▶ [SHORT TASK]:
Give again only the lines running from the one with "What Altair code" through the one with "ys = alt.Scale(domain=y_domain, nice=False, zero=False)", inclusive. Omit every picture.

--- Start RAW DATA ---

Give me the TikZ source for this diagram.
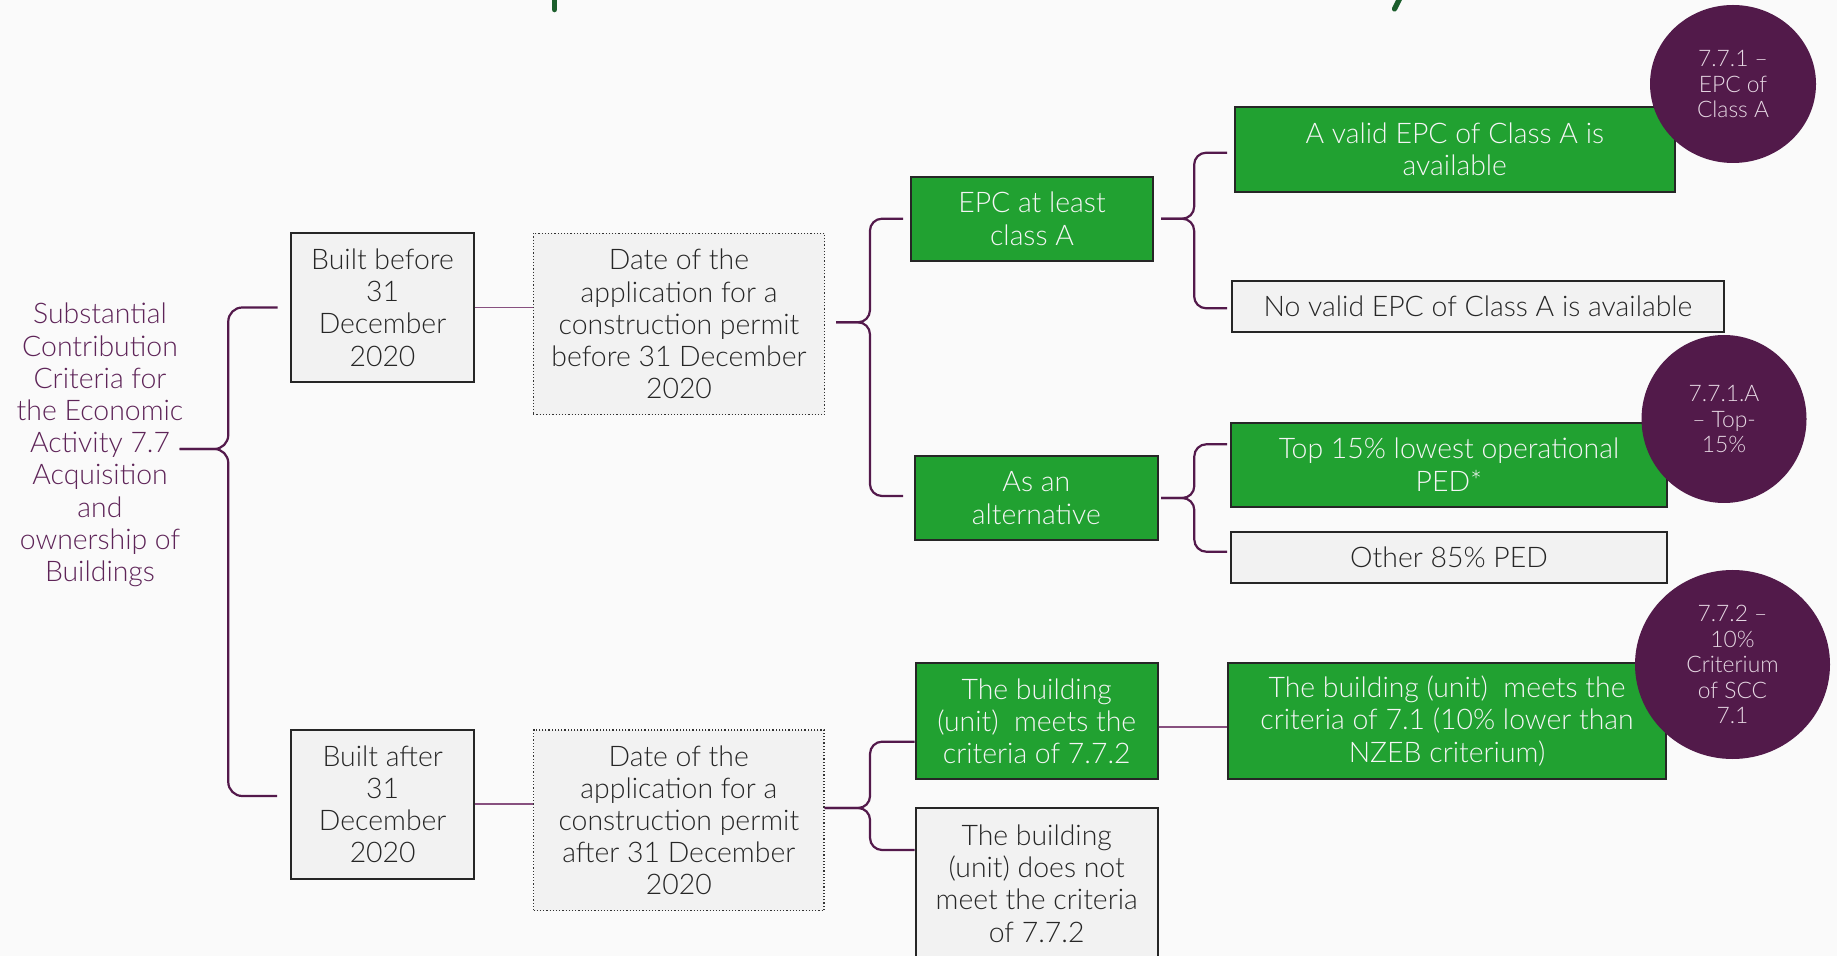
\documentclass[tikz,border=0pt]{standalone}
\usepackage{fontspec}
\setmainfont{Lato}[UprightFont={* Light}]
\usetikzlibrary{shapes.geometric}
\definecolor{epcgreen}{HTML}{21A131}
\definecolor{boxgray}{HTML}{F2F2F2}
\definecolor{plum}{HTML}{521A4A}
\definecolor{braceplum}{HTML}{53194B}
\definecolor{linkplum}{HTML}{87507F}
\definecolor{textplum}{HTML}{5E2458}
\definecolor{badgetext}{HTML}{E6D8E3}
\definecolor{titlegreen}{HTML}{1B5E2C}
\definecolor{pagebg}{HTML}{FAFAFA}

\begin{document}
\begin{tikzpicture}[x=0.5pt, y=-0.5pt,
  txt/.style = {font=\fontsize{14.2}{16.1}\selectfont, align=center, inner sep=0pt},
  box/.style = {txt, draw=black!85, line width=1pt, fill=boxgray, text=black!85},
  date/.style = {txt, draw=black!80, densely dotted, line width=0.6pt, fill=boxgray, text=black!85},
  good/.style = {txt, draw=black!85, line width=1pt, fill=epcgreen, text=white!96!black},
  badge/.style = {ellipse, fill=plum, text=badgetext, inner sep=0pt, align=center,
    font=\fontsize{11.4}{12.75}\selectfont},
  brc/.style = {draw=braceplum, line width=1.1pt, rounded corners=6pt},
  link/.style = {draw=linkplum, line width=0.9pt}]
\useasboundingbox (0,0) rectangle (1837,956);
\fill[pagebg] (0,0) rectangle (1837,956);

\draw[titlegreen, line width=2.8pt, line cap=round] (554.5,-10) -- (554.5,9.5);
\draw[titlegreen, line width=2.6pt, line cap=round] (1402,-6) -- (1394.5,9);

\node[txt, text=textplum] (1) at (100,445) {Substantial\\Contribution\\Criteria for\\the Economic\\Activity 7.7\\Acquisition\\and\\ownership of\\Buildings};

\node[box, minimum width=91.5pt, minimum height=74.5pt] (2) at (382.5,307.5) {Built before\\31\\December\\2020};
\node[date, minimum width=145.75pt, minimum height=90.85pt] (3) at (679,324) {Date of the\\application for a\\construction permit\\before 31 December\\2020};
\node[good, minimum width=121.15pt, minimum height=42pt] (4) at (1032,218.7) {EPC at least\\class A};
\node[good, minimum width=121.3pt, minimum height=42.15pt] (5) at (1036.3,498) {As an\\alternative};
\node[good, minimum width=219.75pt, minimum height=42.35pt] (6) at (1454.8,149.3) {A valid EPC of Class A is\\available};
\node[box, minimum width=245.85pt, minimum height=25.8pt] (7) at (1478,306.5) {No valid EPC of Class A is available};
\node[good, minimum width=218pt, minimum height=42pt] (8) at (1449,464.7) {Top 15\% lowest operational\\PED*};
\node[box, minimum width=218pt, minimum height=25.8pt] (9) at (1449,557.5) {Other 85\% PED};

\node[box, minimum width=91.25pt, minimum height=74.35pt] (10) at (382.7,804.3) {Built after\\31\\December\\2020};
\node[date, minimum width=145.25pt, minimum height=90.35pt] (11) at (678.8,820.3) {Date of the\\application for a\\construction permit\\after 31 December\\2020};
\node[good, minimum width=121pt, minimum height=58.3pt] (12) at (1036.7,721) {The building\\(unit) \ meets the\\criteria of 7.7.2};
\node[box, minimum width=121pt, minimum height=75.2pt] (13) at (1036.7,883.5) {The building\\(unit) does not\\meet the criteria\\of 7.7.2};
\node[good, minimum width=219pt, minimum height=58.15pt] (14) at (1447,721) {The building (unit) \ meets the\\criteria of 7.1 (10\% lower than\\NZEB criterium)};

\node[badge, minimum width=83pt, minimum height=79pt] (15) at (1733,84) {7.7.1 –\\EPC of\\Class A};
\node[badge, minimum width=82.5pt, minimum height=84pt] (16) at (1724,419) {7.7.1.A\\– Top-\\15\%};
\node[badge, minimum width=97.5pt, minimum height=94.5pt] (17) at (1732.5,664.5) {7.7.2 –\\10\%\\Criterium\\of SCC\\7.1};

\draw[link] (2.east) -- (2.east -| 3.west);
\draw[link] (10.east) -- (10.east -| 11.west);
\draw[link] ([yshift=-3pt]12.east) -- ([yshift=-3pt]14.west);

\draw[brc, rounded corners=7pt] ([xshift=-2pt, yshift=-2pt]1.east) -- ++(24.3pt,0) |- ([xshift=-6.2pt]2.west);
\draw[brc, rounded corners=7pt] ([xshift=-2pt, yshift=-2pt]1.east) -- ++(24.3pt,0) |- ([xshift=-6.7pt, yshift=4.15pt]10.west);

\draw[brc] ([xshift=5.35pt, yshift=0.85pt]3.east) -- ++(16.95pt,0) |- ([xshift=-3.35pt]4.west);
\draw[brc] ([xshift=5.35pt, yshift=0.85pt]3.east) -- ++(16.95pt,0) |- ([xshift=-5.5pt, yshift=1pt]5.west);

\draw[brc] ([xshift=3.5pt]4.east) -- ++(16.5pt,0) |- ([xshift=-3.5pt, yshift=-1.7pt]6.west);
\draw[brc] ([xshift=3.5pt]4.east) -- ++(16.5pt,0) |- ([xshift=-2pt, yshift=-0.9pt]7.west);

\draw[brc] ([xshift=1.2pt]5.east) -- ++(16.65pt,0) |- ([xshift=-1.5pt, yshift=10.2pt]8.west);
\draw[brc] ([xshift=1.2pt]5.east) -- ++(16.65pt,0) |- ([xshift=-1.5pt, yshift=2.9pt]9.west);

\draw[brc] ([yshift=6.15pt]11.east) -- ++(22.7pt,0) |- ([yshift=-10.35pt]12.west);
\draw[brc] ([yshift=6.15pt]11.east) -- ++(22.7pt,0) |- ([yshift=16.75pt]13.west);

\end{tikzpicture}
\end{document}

--- End RAW DATA ---
--- Start RAW DATA ---

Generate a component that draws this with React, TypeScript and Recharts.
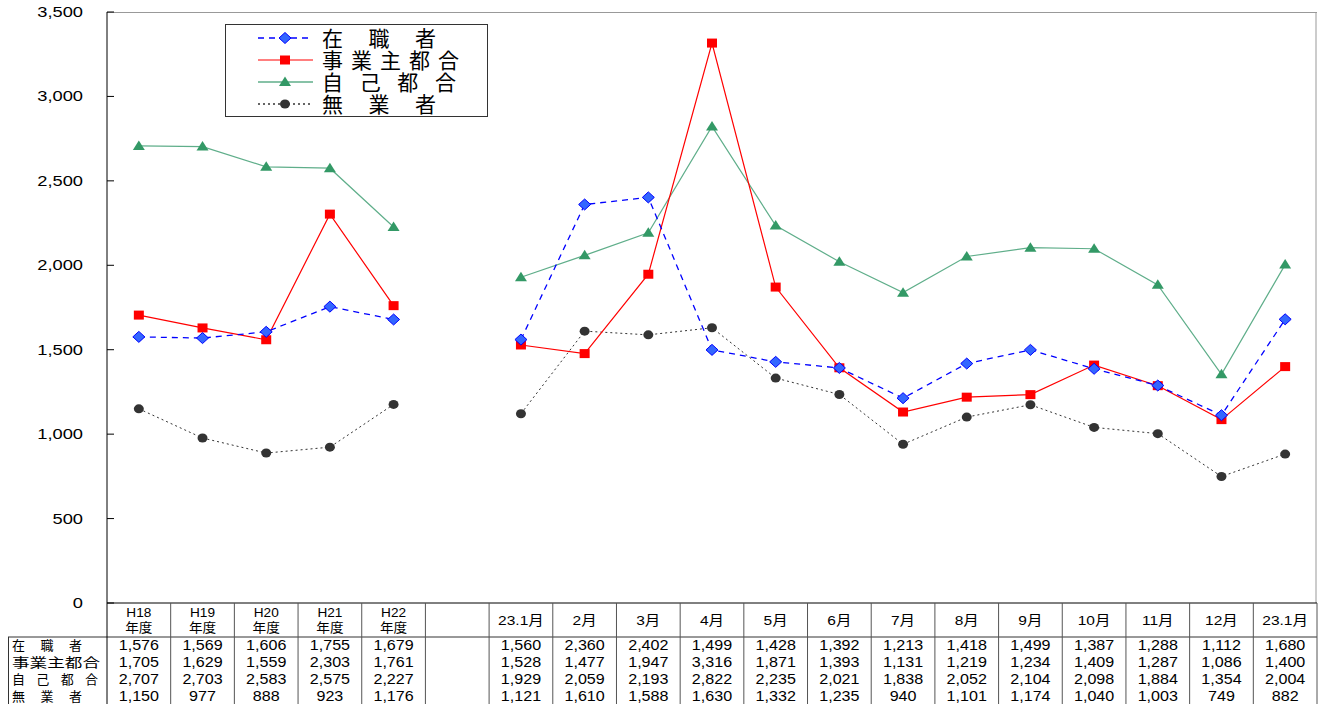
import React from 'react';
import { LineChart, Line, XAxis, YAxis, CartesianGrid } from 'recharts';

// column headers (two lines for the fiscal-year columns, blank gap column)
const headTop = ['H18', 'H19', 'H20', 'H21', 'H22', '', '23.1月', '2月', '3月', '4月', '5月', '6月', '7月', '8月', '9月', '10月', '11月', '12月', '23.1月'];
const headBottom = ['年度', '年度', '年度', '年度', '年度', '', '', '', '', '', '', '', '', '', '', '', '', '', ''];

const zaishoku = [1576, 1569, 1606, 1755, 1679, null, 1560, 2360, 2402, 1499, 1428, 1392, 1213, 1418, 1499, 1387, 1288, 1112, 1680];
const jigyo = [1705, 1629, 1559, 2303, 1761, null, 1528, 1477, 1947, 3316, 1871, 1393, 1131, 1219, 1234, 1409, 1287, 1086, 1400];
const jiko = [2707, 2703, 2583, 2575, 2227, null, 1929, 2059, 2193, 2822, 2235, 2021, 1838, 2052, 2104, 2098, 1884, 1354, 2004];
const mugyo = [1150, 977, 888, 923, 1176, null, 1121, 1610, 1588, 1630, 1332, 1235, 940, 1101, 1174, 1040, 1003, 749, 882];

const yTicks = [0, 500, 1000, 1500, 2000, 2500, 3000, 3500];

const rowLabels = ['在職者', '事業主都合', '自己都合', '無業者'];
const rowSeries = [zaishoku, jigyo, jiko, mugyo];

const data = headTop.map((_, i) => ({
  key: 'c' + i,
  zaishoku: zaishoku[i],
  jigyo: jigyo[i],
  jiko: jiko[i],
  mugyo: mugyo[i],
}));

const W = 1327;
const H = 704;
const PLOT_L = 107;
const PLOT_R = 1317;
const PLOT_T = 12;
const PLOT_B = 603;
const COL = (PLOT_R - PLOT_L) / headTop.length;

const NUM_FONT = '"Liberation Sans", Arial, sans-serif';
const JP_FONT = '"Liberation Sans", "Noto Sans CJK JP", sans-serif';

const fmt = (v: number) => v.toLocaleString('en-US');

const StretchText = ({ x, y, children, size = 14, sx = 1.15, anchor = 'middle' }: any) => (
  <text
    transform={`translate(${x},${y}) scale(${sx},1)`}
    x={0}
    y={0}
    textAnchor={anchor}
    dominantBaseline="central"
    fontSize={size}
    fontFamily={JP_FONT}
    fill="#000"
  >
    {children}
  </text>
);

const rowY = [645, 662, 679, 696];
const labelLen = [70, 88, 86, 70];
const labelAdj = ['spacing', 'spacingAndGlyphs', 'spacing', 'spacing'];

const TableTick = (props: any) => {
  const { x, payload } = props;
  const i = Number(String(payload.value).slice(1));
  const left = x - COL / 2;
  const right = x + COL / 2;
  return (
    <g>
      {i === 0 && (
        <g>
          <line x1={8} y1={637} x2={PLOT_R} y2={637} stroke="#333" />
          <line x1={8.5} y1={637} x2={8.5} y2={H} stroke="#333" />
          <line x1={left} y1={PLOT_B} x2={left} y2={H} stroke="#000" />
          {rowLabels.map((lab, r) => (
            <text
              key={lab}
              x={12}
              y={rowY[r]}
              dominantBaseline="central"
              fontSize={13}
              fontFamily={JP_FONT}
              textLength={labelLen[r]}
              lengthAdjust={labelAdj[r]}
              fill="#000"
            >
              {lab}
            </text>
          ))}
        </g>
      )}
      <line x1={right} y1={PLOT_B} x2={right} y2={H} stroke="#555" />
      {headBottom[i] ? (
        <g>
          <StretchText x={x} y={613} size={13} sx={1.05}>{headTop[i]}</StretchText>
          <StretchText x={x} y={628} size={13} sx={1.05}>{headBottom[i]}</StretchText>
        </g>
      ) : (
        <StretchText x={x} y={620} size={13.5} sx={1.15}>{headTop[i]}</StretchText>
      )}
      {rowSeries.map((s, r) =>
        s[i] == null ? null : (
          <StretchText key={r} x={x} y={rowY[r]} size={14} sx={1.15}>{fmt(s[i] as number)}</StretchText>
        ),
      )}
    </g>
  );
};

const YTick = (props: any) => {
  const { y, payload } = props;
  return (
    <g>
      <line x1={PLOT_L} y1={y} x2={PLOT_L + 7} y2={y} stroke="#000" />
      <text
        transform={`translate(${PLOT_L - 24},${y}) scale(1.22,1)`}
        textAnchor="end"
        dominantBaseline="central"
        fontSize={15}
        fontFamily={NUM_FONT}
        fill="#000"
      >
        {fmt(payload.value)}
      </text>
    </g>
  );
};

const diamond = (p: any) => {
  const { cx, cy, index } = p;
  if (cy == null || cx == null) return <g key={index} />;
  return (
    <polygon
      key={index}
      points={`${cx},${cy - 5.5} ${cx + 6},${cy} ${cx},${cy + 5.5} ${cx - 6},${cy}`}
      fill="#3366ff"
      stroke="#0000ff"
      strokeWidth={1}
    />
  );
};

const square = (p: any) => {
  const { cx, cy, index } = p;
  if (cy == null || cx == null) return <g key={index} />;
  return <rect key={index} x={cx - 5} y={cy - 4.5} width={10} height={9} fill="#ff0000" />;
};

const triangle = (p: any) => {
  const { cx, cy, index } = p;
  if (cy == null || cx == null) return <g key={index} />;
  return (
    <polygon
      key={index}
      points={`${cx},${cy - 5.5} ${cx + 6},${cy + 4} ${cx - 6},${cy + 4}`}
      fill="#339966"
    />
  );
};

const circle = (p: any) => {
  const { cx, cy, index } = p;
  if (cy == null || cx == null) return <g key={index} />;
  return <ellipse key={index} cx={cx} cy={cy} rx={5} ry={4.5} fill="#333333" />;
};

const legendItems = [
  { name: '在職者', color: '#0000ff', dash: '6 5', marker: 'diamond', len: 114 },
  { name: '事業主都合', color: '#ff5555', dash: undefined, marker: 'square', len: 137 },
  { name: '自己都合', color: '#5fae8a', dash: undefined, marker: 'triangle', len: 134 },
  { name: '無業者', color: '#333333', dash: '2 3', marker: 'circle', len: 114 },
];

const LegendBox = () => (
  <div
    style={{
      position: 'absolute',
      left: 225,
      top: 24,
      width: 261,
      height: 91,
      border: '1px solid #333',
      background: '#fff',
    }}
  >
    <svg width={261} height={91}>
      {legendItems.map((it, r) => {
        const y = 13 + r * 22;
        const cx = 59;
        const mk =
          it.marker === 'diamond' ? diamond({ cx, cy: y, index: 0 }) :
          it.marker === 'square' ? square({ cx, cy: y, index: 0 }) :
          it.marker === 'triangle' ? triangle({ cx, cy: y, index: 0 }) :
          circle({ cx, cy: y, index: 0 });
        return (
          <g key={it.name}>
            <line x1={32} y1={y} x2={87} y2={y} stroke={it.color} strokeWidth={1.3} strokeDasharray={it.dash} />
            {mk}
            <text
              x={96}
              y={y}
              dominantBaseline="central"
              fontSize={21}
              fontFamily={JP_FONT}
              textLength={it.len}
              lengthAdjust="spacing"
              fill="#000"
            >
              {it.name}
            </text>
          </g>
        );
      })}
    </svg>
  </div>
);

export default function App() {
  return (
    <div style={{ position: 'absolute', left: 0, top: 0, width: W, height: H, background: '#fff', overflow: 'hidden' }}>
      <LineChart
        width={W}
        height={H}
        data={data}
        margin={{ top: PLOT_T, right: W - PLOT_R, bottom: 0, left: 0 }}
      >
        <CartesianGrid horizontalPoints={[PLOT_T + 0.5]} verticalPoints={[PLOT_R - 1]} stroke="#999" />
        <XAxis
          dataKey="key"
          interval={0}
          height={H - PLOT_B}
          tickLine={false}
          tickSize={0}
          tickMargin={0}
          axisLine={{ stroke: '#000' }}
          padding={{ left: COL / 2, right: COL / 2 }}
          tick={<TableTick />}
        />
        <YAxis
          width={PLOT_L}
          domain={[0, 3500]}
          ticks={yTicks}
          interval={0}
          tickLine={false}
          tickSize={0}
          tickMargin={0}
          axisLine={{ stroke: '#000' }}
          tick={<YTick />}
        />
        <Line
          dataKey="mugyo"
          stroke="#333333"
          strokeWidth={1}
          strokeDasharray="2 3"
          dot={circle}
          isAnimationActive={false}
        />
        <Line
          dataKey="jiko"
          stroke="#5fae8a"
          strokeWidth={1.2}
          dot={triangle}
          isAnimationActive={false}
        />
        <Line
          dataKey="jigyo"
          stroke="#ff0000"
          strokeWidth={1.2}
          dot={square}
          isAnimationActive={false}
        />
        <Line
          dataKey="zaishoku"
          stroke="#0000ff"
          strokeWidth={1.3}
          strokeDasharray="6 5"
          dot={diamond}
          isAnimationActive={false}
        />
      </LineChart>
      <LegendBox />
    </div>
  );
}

--- End RAW DATA ---
--- Start RAW DATA ---

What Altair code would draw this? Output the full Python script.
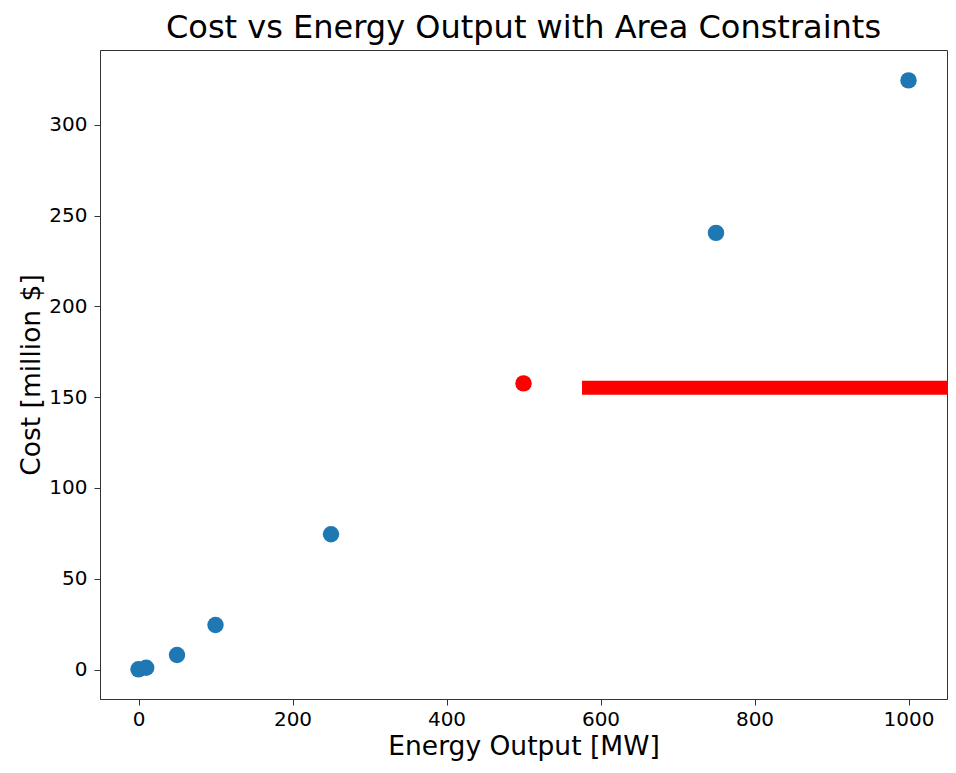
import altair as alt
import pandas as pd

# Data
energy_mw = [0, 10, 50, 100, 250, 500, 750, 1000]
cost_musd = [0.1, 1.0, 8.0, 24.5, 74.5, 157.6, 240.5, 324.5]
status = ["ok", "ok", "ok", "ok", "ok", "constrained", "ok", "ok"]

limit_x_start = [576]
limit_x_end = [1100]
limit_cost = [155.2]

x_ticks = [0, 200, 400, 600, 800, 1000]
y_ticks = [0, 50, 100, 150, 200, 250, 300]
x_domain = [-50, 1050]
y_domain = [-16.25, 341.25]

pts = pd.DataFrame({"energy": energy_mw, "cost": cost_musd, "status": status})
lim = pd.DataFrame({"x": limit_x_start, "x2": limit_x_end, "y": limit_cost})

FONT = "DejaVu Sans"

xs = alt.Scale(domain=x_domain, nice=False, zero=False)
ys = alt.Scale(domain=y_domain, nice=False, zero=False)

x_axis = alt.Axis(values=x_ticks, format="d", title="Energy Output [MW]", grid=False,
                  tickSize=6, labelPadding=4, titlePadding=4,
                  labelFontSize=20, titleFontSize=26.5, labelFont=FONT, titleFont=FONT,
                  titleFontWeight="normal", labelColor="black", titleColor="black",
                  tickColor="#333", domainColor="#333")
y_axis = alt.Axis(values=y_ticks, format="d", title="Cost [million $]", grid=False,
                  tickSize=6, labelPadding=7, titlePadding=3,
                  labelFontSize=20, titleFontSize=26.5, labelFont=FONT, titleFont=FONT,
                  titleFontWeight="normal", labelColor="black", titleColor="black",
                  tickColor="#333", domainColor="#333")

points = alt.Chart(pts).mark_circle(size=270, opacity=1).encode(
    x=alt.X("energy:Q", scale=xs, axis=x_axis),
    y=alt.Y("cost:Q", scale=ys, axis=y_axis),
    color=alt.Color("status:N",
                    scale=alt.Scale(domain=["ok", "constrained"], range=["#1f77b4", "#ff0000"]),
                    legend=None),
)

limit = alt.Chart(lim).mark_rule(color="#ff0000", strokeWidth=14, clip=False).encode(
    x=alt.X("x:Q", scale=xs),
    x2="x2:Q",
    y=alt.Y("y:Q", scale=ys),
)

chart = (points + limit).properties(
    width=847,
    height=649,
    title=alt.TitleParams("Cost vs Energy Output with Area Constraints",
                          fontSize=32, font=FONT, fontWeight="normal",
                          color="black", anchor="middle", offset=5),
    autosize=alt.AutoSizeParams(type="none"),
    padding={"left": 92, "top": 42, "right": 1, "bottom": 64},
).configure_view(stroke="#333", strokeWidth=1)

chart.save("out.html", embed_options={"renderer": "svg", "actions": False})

--- End RAW DATA ---

▶ [THE RESULT]:
What Altair code would draw this? Output the full Python script.
import altair as alt
import pandas as pd

# Data
energy_mw = [0, 10, 50, 100, 250, 500, 750, 1000]
cost_musd = [0.1, 1.0, 8.0, 24.5, 74.5, 157.6, 240.5, 324.5]
status = ["ok", "ok", "ok", "ok", "ok", "constrained", "ok", "ok"]

limit_x_start = [576]
limit_x_end = [1100]
limit_cost = [155.2]

x_ticks = [0, 200, 400, 600, 800, 1000]
y_ticks = [0, 50, 100, 150, 200, 250, 300]
x_domain = [-50, 1050]
y_domain = [-16.25, 341.25]

pts = pd.DataFrame({"energy": energy_mw, "cost": cost_musd, "status": status})
lim = pd.DataFrame({"x": limit_x_start, "x2": limit_x_end, "y": limit_cost})

FONT = "DejaVu Sans"

xs = alt.Scale(domain=x_domain, nice=False, zero=False)
ys = alt.Scale(domain=y_domain, nice=False, zero=False)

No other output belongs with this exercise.